The FINANCIAL — According to RIA Novosti, U.S. President Barack Obama, who unexpectedly arrived in Afghanistan earlier on March 28 and met with his Afghan counterpart Hamid Karzai, said he wanted to see progress continue on Afghan efforts to tackle corruption and drug-trafficking, local radio reported.
The U.S. president's helicopter landed at Afghanistan's Bagram Air Base at 7:25 p.m. local time (15:55 GMT), after a 12-hour and 46-minute nonstop overnight flight. Obama's first trip to Afghanistan as commander-in-chief was not previously announced due to security concerns.
About half an hour later, Obama's helicopter touched down at presidential palace in Kabul.
According to a pool report by Wall Street Journal correspondent Peter Spiegel, during a meeting with Karzai, the U.S. president reportedly intended to "make him understand that in his second term, there are certain things that have been not paid attention to", namely, a "merit-based system for appointment of key government officials, battling corruption, taking the fight to the narco-traffickers, which fuels, provides a lot of the economic engine for the insurgents."
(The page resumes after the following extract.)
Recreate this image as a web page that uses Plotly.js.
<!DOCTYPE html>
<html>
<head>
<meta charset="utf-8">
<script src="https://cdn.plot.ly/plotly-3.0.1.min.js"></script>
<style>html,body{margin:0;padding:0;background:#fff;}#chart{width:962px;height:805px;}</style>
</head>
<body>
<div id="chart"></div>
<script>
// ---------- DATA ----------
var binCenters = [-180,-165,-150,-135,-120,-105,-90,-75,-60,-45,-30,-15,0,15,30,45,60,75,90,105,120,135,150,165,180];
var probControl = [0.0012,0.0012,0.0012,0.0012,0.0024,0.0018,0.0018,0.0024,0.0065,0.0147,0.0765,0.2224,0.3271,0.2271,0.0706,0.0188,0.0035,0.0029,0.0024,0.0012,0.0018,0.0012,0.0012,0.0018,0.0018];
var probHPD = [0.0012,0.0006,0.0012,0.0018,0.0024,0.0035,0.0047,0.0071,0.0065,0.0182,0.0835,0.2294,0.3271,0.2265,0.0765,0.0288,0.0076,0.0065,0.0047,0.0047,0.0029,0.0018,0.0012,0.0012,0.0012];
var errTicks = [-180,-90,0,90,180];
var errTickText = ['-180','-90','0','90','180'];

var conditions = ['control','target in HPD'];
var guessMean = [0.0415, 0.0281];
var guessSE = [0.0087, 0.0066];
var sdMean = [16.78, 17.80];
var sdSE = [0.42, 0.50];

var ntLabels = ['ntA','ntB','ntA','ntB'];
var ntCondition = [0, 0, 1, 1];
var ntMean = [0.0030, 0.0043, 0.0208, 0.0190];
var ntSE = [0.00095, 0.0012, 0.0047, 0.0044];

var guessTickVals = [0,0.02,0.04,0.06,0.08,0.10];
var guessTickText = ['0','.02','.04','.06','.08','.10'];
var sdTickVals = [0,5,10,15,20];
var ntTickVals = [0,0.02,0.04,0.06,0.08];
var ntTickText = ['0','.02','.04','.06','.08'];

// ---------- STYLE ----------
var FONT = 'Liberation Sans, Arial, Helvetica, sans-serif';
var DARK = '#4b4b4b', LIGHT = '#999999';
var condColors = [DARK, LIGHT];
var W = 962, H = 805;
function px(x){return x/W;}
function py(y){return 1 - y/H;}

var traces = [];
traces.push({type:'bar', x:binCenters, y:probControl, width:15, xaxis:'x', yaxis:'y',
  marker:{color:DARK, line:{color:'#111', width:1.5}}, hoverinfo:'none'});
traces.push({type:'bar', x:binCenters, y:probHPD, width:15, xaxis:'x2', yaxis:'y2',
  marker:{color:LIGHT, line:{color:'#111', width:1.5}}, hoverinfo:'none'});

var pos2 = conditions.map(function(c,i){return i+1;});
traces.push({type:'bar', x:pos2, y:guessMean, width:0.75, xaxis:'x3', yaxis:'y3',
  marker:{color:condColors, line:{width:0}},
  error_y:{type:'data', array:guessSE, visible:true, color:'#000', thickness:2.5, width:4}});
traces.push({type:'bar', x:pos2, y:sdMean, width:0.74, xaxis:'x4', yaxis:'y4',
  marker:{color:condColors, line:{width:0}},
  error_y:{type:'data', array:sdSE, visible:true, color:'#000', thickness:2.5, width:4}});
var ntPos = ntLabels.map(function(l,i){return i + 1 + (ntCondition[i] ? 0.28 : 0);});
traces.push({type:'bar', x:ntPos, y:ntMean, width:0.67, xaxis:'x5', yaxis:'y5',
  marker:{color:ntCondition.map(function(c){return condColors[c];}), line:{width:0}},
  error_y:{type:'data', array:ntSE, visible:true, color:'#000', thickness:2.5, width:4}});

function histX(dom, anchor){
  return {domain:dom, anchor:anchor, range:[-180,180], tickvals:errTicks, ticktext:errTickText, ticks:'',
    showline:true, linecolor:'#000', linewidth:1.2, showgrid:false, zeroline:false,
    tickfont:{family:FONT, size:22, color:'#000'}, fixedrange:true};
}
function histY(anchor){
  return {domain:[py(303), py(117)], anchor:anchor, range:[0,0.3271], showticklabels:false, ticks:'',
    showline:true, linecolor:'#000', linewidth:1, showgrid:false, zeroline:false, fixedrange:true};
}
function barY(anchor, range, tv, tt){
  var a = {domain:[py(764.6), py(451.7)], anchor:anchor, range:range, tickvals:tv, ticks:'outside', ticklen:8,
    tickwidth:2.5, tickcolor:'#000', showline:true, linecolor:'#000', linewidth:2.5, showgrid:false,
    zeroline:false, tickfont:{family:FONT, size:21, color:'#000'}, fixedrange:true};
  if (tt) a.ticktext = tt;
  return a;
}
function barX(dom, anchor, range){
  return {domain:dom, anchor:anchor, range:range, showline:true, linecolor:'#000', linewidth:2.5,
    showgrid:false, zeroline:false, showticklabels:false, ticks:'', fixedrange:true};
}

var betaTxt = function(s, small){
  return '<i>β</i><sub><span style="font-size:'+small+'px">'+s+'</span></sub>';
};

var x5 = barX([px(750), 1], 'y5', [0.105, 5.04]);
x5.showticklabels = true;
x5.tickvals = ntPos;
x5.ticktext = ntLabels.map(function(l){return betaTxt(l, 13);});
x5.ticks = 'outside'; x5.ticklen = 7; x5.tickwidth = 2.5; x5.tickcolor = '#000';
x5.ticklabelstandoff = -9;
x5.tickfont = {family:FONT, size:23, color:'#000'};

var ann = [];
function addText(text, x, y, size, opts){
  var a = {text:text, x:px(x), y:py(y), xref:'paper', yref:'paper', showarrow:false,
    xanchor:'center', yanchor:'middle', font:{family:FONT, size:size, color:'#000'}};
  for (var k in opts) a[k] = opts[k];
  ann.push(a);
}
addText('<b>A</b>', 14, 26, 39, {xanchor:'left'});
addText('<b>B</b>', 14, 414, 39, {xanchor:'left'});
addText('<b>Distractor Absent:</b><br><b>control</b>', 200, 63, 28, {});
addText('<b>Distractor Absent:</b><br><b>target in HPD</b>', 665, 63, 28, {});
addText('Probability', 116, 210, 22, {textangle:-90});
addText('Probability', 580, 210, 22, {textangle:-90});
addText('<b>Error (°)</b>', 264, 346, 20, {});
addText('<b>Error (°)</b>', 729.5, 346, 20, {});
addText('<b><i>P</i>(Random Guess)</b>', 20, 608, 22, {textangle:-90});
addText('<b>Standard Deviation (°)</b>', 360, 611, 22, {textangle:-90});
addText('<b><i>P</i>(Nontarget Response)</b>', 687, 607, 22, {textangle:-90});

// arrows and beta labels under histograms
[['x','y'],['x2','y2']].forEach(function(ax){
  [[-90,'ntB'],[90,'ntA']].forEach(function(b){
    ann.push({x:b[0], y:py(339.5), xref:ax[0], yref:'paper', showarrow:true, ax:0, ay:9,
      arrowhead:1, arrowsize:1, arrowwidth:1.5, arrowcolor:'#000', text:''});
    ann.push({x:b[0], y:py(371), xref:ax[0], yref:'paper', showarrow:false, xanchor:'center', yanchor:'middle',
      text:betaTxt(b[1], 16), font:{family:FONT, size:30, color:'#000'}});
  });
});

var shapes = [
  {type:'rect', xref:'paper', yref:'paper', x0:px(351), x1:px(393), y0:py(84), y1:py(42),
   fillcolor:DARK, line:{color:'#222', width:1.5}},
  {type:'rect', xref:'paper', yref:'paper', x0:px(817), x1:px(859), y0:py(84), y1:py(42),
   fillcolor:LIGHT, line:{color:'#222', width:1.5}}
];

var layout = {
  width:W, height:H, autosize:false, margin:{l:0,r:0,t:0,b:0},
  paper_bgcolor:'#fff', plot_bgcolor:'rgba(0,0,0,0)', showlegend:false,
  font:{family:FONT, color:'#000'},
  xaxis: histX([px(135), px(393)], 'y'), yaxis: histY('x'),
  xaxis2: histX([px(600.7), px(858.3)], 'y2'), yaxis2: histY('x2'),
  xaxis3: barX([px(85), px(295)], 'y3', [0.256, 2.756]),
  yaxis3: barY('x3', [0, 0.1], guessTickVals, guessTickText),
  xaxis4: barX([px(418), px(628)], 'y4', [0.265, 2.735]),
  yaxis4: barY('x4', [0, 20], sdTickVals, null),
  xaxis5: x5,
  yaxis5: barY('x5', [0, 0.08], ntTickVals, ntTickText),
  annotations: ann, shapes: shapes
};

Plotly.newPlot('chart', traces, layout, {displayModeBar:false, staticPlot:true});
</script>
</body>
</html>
Local radio reports said Obama invited Karzai to visit Washington for bilateral talks in May.
Karzai's relations with the West were strained last year by his fraud-tainted reelection in November. The U.S. has repeatedly called for the Afghan leader to take steps to clean up corruption in his government.
During the meeting with Obama, Karzai expressed his gratitude to the U.S. president over the assistance that the White House provides to the war-ravaged country, radio reports said.
Obama's visit took place amid an ongoing build-up of NATO-led International Security Assistance Force (ISAF) in Afghanistan. ISAF operates in the country under a UN mandate to give security support to the Afghan government and stop the flow of drugs from Afghanistan.
The international forces currently have some 90,000 troops in the country, with more than 50,000 troops contributed by the United States. Obama has pledged to send an additional 30,000 soldiers to Afghanistan in the first part of 2010 to defeat the Taliban and establish law and order. Other NATO members have said they will send 7,000 additional troops to Afghanistan.